_REQUIRED WORK_: Report the number of lines in these entries that contain "this". Write only the number.

_DATA RECORDS_:
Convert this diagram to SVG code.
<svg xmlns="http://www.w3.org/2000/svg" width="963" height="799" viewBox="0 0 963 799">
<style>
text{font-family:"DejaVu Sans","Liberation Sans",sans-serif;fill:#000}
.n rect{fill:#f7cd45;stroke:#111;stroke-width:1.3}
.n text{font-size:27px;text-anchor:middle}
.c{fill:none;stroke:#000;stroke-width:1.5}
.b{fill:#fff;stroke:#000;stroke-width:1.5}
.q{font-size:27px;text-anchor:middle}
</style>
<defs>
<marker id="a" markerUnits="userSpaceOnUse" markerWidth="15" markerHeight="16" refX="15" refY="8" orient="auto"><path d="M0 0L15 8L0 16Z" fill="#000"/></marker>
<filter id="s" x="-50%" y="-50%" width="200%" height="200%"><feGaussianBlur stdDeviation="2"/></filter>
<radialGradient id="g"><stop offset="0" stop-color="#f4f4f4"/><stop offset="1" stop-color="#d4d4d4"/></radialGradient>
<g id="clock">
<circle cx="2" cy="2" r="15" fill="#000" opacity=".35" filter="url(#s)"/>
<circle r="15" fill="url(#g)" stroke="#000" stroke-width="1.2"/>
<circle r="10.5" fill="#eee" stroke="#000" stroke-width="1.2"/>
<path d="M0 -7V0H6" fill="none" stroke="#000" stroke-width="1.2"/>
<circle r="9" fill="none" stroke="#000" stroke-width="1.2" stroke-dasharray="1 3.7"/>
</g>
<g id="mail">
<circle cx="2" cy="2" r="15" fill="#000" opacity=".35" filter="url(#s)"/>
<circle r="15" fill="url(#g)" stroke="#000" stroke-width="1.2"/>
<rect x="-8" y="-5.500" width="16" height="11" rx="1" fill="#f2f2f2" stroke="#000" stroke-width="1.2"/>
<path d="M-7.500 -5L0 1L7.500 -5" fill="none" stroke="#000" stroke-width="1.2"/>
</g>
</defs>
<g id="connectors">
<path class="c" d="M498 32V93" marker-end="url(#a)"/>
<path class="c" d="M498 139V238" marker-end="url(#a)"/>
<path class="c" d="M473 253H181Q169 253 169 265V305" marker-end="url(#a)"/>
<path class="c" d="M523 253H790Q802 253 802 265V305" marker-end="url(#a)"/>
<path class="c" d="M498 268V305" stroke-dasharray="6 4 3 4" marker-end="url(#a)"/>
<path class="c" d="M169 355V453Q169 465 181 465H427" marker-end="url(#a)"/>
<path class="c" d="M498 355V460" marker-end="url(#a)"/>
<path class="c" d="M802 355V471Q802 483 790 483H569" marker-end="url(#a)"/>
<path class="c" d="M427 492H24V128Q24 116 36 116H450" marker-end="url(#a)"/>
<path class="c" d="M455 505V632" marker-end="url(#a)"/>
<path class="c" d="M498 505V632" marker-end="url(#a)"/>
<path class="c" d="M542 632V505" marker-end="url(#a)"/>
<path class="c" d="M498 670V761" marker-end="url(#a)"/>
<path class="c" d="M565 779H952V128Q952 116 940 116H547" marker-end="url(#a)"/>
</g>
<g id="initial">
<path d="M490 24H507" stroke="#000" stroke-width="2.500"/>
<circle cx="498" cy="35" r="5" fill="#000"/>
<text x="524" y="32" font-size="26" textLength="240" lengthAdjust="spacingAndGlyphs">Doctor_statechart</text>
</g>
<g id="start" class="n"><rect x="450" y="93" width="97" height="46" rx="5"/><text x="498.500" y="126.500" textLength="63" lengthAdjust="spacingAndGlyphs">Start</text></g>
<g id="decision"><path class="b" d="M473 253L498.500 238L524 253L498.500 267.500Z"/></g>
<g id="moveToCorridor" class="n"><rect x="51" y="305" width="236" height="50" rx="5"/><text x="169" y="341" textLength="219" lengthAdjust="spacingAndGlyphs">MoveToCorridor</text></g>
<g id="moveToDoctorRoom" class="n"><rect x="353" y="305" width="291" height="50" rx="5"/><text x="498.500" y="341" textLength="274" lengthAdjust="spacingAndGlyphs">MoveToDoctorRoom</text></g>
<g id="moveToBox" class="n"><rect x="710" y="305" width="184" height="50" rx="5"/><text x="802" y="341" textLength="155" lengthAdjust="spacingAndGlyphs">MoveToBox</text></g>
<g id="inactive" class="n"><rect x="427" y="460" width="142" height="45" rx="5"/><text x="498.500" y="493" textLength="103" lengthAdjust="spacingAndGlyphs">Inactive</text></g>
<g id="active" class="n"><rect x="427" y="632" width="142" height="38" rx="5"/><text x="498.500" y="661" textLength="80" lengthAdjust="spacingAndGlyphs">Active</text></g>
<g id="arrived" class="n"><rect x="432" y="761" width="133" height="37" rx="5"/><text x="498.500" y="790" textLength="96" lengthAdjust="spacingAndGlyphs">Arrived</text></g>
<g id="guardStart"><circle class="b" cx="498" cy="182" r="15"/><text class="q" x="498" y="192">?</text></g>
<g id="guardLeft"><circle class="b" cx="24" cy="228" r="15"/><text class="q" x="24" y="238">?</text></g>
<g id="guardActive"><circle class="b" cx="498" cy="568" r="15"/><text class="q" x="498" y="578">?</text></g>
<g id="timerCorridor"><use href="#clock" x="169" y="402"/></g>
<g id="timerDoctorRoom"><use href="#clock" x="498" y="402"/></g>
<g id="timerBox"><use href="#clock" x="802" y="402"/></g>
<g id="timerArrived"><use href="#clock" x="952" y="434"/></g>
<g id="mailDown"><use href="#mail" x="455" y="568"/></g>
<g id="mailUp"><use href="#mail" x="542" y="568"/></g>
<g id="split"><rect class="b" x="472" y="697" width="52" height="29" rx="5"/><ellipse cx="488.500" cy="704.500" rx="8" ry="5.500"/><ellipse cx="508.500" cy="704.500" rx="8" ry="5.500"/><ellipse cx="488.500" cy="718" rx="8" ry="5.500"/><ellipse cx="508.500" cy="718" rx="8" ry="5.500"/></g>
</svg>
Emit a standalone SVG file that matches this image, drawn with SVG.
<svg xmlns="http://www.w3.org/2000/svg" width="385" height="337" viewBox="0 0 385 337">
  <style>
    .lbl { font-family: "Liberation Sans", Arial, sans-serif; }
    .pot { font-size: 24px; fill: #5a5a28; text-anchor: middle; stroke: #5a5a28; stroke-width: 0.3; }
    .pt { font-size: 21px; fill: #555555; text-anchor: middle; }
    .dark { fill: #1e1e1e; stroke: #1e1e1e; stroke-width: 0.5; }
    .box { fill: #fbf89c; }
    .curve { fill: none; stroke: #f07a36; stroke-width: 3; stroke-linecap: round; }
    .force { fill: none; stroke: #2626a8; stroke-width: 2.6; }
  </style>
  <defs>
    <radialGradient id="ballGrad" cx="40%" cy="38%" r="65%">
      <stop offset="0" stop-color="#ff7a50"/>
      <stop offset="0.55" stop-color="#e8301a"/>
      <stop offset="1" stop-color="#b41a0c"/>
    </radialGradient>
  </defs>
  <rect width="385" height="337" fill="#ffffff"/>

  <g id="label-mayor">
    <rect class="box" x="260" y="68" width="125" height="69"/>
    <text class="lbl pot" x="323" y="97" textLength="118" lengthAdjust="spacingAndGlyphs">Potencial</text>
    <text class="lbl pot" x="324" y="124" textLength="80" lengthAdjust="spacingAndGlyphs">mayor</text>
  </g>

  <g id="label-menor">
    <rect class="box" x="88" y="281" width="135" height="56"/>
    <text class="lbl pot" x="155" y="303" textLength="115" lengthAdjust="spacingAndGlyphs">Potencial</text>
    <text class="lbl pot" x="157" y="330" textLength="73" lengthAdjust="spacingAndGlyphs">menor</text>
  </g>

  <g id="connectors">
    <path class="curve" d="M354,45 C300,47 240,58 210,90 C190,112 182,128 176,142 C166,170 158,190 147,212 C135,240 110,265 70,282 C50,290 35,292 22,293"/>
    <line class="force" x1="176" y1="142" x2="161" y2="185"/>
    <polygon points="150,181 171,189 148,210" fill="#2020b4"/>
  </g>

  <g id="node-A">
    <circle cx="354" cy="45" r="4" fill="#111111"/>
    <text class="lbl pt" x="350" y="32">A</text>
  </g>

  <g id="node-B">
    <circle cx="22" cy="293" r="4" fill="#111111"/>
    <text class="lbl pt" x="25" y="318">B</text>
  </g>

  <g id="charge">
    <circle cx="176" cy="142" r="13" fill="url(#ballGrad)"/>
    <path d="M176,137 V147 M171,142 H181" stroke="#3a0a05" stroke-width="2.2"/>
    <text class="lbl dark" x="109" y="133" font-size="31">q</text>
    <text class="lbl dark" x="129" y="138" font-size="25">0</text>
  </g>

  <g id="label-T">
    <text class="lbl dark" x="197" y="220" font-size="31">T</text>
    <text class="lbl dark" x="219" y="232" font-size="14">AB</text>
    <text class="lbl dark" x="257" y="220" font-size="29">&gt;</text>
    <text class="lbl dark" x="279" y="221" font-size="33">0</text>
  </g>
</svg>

_SOLUTION TO THE PROBLEM_: 2